## Begin
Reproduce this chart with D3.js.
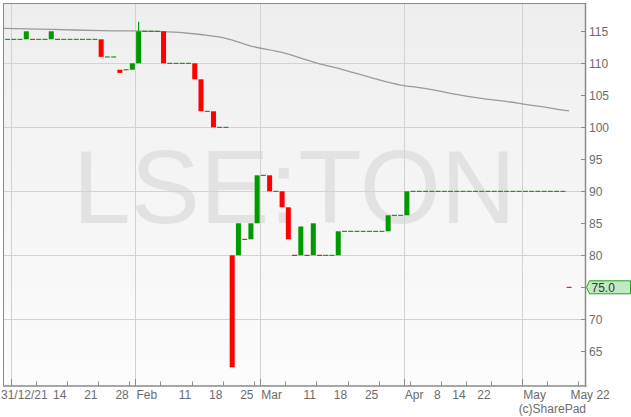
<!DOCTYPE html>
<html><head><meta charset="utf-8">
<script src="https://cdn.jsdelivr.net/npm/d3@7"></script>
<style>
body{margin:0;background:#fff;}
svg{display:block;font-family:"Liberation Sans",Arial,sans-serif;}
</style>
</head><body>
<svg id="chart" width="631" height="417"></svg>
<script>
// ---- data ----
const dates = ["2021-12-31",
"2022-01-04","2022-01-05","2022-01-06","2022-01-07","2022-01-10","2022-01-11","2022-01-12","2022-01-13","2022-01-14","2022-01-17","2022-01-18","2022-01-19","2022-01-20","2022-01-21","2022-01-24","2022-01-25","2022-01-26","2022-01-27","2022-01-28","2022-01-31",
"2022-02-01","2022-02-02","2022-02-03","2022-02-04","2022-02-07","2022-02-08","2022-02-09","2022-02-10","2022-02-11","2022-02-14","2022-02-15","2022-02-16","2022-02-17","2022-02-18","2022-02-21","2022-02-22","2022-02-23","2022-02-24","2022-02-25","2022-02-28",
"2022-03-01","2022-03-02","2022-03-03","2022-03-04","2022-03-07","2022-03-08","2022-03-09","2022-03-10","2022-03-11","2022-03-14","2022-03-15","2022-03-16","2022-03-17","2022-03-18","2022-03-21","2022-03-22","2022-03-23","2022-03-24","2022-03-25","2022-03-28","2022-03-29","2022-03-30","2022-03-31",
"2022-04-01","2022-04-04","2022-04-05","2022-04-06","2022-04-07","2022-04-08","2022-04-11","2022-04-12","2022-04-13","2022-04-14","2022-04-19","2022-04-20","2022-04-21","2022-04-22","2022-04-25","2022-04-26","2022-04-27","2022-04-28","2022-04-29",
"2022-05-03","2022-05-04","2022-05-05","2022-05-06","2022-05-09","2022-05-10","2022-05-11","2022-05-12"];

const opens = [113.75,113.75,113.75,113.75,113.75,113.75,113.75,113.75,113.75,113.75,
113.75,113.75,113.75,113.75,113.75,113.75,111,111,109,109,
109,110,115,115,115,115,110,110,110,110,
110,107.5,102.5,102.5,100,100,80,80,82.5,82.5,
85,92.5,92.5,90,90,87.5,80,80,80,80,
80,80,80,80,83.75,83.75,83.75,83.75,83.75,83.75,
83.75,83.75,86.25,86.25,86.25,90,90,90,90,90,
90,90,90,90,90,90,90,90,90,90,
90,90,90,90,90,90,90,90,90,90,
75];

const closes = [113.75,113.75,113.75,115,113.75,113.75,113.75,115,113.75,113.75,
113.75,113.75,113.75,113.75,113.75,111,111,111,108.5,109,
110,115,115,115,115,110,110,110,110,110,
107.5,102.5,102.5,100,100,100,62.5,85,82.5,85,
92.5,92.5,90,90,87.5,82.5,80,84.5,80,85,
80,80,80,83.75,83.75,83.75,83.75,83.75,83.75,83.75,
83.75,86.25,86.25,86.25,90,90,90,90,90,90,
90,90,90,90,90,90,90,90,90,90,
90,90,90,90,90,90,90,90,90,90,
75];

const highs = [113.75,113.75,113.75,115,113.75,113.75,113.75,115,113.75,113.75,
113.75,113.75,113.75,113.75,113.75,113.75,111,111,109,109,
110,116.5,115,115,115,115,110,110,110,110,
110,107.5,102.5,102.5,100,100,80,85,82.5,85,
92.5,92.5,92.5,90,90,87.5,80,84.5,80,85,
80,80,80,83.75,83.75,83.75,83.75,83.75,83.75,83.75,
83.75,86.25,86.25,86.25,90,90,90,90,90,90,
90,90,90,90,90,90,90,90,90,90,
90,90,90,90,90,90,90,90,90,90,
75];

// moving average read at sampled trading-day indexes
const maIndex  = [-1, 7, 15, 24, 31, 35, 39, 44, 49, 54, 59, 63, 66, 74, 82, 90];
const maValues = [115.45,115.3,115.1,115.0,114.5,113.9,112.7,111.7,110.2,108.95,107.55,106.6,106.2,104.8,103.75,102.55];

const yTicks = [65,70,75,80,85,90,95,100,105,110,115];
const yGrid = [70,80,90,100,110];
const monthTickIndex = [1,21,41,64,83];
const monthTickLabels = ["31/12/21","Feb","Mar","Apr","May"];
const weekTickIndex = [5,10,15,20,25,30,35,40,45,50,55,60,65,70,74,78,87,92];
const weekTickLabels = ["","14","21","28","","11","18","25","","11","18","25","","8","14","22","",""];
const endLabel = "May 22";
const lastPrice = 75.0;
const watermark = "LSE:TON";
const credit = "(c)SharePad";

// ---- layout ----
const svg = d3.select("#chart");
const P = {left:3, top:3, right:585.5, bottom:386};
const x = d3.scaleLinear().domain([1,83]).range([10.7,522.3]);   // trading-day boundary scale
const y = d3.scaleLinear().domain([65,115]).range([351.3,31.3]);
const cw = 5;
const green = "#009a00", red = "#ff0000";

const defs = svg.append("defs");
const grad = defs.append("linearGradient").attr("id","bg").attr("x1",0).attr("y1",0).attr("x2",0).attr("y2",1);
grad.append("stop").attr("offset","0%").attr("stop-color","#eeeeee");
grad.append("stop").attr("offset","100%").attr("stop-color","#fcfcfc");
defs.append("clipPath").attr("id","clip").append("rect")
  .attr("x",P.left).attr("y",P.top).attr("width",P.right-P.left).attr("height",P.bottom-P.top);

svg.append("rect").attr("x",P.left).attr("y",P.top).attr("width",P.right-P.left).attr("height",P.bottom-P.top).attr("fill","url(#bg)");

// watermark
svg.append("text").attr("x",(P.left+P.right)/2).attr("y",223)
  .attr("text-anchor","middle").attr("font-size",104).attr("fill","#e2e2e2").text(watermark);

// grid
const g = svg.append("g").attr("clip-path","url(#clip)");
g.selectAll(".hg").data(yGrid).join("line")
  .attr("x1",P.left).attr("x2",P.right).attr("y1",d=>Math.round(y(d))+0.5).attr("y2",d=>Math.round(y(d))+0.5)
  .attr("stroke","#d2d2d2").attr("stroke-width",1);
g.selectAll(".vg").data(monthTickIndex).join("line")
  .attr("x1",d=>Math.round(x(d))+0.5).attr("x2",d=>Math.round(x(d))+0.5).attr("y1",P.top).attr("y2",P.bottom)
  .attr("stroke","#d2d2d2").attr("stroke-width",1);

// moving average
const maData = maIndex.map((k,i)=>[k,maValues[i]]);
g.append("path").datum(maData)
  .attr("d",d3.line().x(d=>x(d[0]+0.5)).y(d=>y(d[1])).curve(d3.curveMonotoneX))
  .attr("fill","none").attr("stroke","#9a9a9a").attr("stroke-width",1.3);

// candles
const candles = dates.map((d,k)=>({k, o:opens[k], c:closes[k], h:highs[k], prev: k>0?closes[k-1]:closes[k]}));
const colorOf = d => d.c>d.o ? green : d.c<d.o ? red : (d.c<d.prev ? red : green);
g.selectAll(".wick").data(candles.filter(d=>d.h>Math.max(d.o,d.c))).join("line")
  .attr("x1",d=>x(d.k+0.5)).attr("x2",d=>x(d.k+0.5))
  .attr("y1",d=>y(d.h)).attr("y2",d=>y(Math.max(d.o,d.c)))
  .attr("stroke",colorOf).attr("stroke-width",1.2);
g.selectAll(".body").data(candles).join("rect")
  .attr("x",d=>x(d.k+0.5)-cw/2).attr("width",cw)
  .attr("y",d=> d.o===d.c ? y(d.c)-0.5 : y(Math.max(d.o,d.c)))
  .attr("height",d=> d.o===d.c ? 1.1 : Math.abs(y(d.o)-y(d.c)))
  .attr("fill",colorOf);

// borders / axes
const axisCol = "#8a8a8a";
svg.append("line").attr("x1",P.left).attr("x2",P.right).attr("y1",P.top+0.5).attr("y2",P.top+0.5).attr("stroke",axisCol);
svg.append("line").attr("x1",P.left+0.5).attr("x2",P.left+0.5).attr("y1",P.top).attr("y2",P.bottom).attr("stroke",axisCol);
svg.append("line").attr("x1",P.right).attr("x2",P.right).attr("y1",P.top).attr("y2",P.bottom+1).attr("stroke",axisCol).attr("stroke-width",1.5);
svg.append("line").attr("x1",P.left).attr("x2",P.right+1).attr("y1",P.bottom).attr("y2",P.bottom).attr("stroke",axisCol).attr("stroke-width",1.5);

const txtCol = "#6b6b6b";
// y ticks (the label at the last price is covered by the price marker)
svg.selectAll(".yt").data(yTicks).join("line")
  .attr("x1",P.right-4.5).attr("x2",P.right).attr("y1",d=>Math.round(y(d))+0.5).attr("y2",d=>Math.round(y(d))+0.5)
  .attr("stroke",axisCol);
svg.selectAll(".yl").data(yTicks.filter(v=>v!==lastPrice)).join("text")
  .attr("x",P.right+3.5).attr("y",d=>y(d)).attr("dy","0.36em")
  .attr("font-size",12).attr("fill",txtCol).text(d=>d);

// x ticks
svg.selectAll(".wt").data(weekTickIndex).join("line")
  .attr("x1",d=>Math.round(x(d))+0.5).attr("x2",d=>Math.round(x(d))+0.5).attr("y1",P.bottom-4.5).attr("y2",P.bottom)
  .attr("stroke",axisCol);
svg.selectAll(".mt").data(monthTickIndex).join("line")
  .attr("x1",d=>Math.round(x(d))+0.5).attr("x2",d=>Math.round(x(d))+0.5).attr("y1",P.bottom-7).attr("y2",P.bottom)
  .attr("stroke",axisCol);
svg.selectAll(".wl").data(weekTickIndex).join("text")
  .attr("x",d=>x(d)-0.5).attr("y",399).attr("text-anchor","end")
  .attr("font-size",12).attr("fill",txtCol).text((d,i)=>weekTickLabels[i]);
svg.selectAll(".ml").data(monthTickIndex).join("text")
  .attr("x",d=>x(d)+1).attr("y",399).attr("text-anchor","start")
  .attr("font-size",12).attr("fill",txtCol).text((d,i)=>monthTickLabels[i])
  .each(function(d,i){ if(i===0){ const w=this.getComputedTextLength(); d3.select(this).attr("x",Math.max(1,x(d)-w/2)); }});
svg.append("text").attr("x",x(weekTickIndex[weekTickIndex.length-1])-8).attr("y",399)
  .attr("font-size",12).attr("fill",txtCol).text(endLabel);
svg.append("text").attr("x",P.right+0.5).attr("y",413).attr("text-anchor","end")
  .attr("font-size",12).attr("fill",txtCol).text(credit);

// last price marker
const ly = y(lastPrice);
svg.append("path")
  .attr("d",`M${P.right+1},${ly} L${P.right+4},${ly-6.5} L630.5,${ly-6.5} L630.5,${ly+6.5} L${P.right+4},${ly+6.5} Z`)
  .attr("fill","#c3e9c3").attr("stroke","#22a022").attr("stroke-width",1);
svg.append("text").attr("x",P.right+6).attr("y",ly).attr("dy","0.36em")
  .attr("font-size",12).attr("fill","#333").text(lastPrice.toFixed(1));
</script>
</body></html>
## End
Filter out every line that lacks the word "chart", and copy the rest.

Solution for this task:
Reproduce this chart with D3.js.
<svg id="chart" width="631" height="417"></svg>
const svg = d3.select("#chart");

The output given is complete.